For the MS measure, it can also be seen that the methodologies that use P2 are significantly better on mean with respect to the methodologies that use P1 in all methodologies, except in the WTA philosophy, that has no significant differences when it is used as a control algorithm. In contrast, for MS the variance of the results for P2 are not smaller than for P1, and although there are significant differences in mean except for WTA, as it is expected, the results are not homogeneous due to the high variability of the results that can be obtained with the MS measure.

5 Conclusions

In this paper a framework to obtain an ensemble of classifiers (ANN models) from an MOEA is proposed, with the goal of improving the strong restrictions imposed by two measures associated with the training and performance of a classifier, the CCR and MS. Using these measures together with a MOEA produce restrictions, obtaining fronts with low diversity, low performance, and with a low number of individuals.
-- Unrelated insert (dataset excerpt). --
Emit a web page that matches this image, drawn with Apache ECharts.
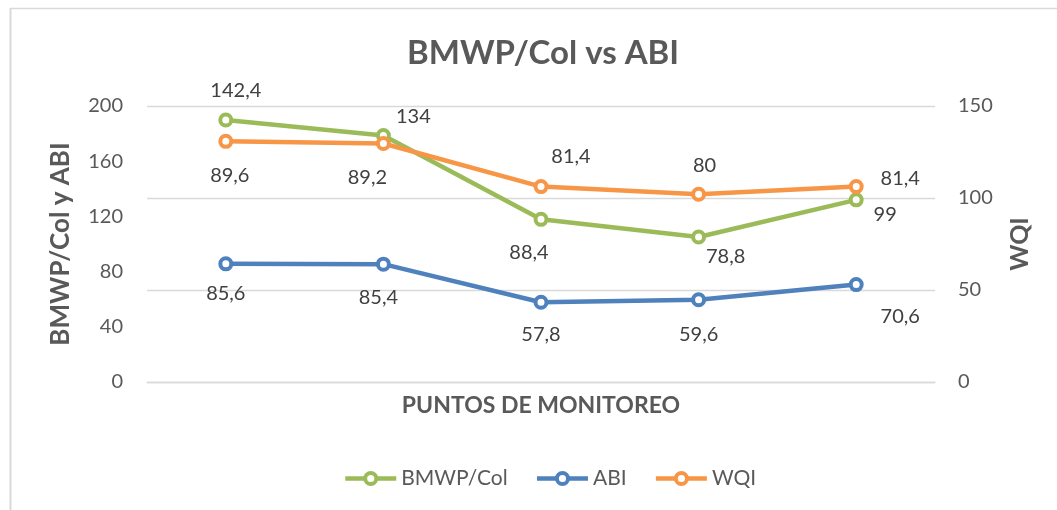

The proposed framework is based on the collection of Pareto fronts obtained from several runs, building a new Pareto front (ensemble) that improves the closeness to the optimum solutions and the diversity of the set. For verifying this idea, the performance of the Pareto fronts obtained with habitual weighting methods, such as MV, SA and WTA have been compared with those obtained without using the ensemble methodology. The obtained results show that there are statistically significant differences between the proposed procedure and the usual procedure, and that those differences point favorably to the proposed method, with improvements in CCR and MS. In addition to these measures, the HA, LAUMANNS and M3 trade-off measures have been used to measure performance of the new Pareto fronts obtained, improving the area under the individuals within the Pareto front and, therefore, its performance. The proposed framework has been tested with 11 UCI datasets and 3 interesting problems. Currently, we are working to apply this methodology in future works addressing ordinal classification.